Yiruma is a south Korean pianist-composer. His name literally translate to “I shall achieve” he was a promising pianist from the age of 5 and moved to England in 1988. In 1997 he graduated from Purcell School of music and moved on to complete a composition masters at the Kings College London in June 2000. It is here he released his first album “Love Scene” where he achieved South Korean History and became the first south Korean pianist to tour Europe. Whilst in the music industry Yiruma renounced his British citizenship so he could enlist in the South Korean Navy and perform his music in his own country. In his own country his music was always on issue and because of that, he sold out in 10 South Korean Cities.

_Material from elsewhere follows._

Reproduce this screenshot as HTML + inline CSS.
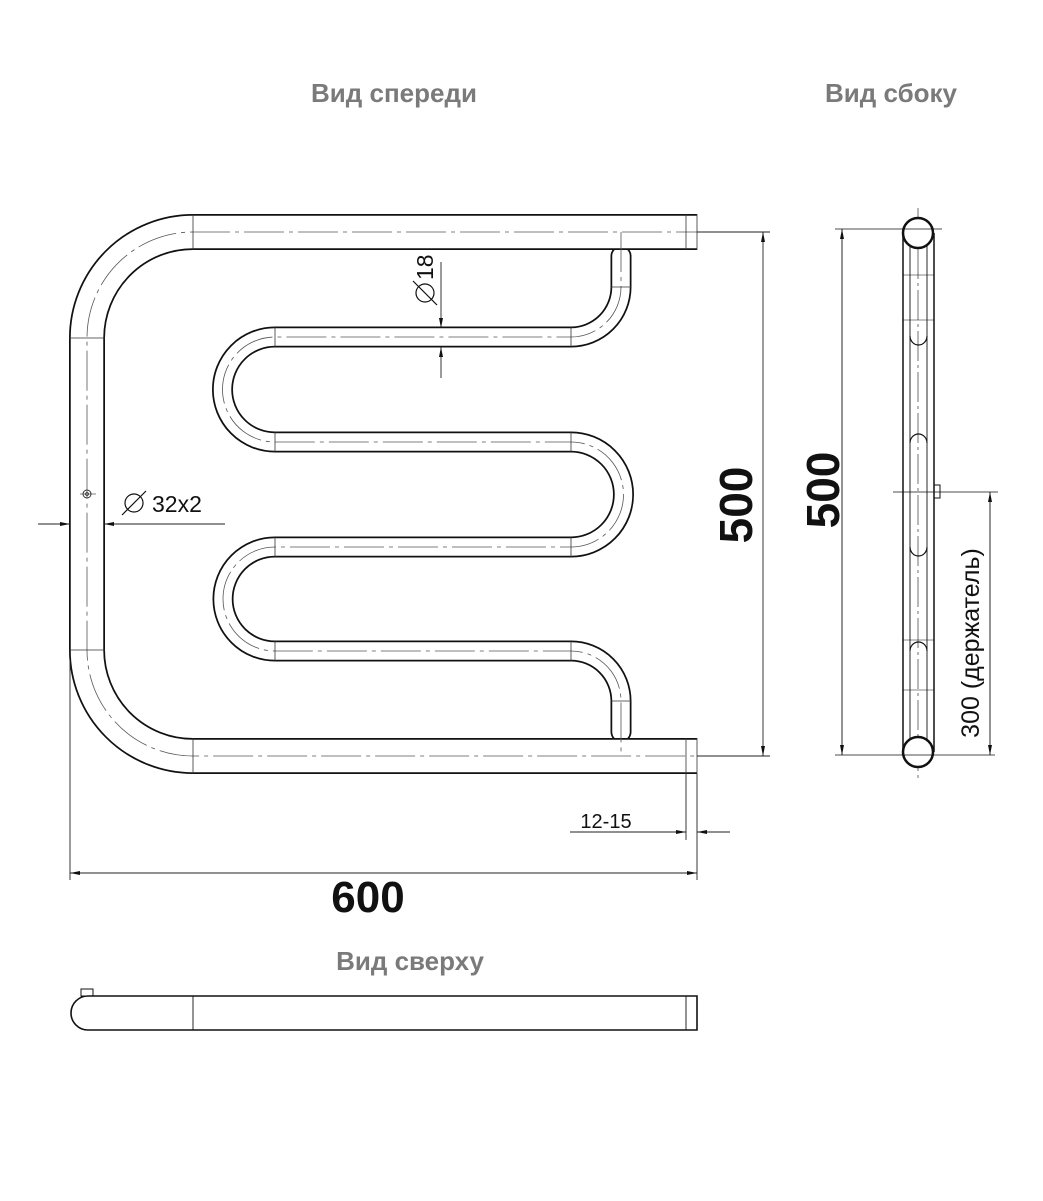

Kiss the Rain was released in 2003 and is a typical woeful song of “I love you but you have never loved me” However the beautiful melody floating high above the ledger lines and with its gorgeous 8va really does paint a beautiful picture of the rain falling down. This piece or song has a typical verse chorus structure. Verse 1, chorus, Verses 2 and 3, chorus then Verse four and Chorus.

Yiruma “Kiss The Rain”

The melody remains (mostly) the same in the each verse but there are many ways in which Yiruma maintains the song’s interest is to add harmony in the right hand during the second and third verses which helps to add a think texture and likewise in the fourth verse However the fourth verse has been modulated to A major. It gives us the impression that he will be okay, not being loved by someone that you love does hurt but by modulating back in to A major, I believe Yiruma is saying he will just have to cope and get on with his life. However the last question Yiruma asks “so why am I still here in the rain?” drifts away high up as a pianissimo, to me this feels somewhat like a melancholy sigh or someone dreamily staring out the window questioning their life choices!

However, the reason I used Einaudi as an example is the interpretation by the person playing it. I am trying to teach myself piano and I can play some of Einaudi’s works and I am struggling but can play some of kiss the rain. The amount of expression that you can put in the phrases is phenomenal. This piece of music is so open to interpretation that it allows a performer so much freedom. I can play the first verse every day for a week but it would never be the same twice, depending on how the day has gone. The way the phrases are shaped and how they sing, up in the ledger lines, is a complete musical canvas. Like an ambiguous join the dots, where no matter what order you join the dots, you can get a musical masterpiece.

In the Verses the chord starts on the tonic before jumping up to the third and then up to the VI (this bar is in the relative minor of F minor. We then descend down in steps VI, then V, then progress chord by chord back down to the II where we then end the phrase on the V before the cycle then begins again. The chord structure in itself is relatively simple but so beautiful and effective. The verse lasts 16 bars and we are then in to the verse.

We begin the chorus on the Db , down to the C then breifly down to the Bb and Eb before spending a bar in the tonic and then in the 5th bar of the chorus we see a D natural (funnily enough the bit, I can’t get my fingers around at the moment!) We build through D major, G minor, C minor and F major up to the Bb in a beautiful Minor 7 chord that takes us so comfortably back to the Verse and the Ab minor of the next verse.

This build up, in particular the last four bars of the chorus feels to me almost like the part where the emotions are really getting to Yiruma. “But how can you love me, Like I loved you when, you can’t even look me straight in my eyes?” This makes sense that it would be the most emotionally climactic part of the song but that is only my personal opinion. I definitely find that in the chorus is where I find my favourite writing, I love all of it but the chorus, definitely – to me, holds a kind of musical and emotional climax.

As a composer, If I look at the chorus I look to see how the chords are put together to build the effect on the audience I think the D natural completely violates my musical expectations because I just don’t expect it, That D minor does not turn up anywhere else. Then we just build on The D minor with a G major, C minor and F minor (the dominant of Bb) then down to Bb (the dominant of the key signature of Eb) before we land safely back in the key.

I do not know if Yiruma meant this to be the case but with his stunning melodies, open harmonies and descending chord progressions through the verses he has created a universal piece of music that absolutely any performer can relate to and add a bit of their own personality.